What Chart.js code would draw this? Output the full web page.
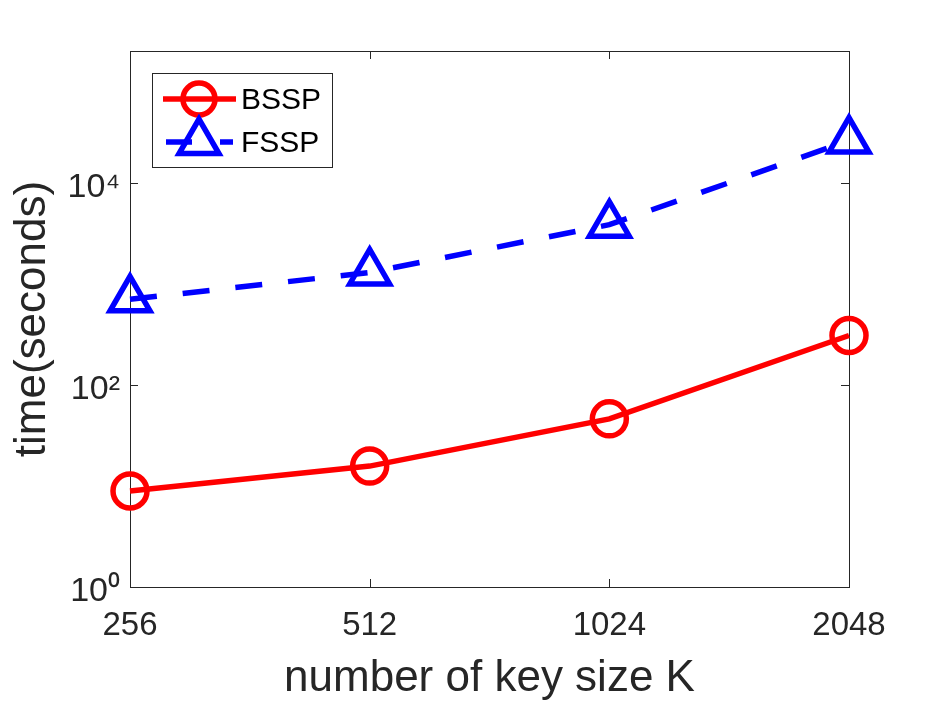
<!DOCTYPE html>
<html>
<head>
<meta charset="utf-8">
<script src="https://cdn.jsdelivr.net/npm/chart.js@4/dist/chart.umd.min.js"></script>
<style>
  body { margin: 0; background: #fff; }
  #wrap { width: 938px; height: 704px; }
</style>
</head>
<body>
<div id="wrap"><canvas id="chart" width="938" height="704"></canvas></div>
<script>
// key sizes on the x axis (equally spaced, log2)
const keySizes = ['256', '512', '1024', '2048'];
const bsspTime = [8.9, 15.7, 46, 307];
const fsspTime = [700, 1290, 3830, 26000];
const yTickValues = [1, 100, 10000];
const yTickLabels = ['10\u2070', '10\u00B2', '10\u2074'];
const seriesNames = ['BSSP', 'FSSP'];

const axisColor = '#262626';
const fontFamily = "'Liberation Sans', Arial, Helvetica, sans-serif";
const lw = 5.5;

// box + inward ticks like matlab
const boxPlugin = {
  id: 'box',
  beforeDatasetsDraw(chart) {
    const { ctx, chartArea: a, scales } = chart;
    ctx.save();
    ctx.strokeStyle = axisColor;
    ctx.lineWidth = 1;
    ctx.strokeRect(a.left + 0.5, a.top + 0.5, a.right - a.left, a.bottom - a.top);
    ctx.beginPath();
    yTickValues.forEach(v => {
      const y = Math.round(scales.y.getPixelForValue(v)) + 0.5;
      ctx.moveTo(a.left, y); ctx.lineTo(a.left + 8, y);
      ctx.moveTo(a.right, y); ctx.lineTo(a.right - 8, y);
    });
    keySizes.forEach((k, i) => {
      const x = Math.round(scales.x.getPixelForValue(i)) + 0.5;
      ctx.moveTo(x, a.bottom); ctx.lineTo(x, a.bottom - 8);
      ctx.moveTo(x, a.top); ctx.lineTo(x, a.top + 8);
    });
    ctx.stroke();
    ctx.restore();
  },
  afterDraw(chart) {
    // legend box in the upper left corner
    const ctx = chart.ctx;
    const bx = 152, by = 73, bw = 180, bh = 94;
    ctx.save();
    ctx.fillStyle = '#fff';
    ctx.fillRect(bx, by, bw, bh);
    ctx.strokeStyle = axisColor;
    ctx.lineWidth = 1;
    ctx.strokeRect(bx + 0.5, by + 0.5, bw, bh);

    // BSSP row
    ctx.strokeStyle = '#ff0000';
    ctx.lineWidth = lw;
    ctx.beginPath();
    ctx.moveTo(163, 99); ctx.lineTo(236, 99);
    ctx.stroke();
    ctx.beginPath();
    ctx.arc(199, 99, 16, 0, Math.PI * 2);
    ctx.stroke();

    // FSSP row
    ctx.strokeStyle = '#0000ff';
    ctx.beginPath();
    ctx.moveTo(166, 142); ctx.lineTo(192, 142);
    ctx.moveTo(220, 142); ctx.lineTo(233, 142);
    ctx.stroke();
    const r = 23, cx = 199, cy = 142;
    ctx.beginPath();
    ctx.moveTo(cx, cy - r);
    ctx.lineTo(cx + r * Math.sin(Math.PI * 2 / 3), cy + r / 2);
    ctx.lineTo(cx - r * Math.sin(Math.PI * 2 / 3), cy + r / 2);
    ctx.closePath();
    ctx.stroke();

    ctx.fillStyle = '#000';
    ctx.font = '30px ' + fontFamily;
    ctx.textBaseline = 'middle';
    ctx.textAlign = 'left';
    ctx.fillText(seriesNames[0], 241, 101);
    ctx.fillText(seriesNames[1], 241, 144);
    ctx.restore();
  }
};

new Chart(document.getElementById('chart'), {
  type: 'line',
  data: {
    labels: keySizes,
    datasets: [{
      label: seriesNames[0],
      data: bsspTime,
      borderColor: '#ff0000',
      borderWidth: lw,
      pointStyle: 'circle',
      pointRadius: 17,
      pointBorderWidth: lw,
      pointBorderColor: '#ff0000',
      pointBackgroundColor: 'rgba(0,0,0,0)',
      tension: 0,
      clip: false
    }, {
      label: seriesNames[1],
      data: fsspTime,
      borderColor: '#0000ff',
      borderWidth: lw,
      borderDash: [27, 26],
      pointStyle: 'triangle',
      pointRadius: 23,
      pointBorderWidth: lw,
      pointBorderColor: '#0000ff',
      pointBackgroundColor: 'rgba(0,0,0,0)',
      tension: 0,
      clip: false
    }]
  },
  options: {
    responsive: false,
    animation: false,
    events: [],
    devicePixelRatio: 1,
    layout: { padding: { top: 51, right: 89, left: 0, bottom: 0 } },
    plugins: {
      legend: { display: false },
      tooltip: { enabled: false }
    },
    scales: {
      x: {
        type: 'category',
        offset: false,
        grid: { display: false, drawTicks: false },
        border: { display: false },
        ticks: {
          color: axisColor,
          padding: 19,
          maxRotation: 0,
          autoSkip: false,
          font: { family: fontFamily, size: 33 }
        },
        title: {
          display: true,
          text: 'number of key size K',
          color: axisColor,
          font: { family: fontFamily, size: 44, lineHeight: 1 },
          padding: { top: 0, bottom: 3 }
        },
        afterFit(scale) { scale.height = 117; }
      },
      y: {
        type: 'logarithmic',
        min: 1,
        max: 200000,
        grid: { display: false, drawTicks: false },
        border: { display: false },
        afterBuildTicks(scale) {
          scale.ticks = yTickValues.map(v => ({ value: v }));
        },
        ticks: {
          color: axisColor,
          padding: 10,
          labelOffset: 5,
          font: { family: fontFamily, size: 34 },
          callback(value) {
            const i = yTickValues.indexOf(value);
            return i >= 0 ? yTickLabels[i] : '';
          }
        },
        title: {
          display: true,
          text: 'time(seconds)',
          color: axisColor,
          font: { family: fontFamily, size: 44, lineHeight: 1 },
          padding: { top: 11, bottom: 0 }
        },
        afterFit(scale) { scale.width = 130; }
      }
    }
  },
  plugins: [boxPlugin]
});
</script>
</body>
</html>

■ Stated task
Reproduce exactly the run of lines that opens the listing and closes with the line holding "const seriesNames = ['BSSP', 'FSSP'];". Pictures are excluded.

■ Output
What Chart.js code would draw this? Output the full web page.
<!DOCTYPE html>
<html>
<head>
<meta charset="utf-8">
<script src="https://cdn.jsdelivr.net/npm/chart.js@4/dist/chart.umd.min.js"></script>
<style>
  body { margin: 0; background: #fff; }
  #wrap { width: 938px; height: 704px; }
</style>
</head>
<body>
<div id="wrap"><canvas id="chart" width="938" height="704"></canvas></div>
<script>
// key sizes on the x axis (equally spaced, log2)
const keySizes = ['256', '512', '1024', '2048'];
const bsspTime = [8.9, 15.7, 46, 307];
const fsspTime = [700, 1290, 3830, 26000];
const yTickValues = [1, 100, 10000];
const yTickLabels = ['10\u2070', '10\u00B2', '10\u2074'];
const seriesNames = ['BSSP', 'FSSP'];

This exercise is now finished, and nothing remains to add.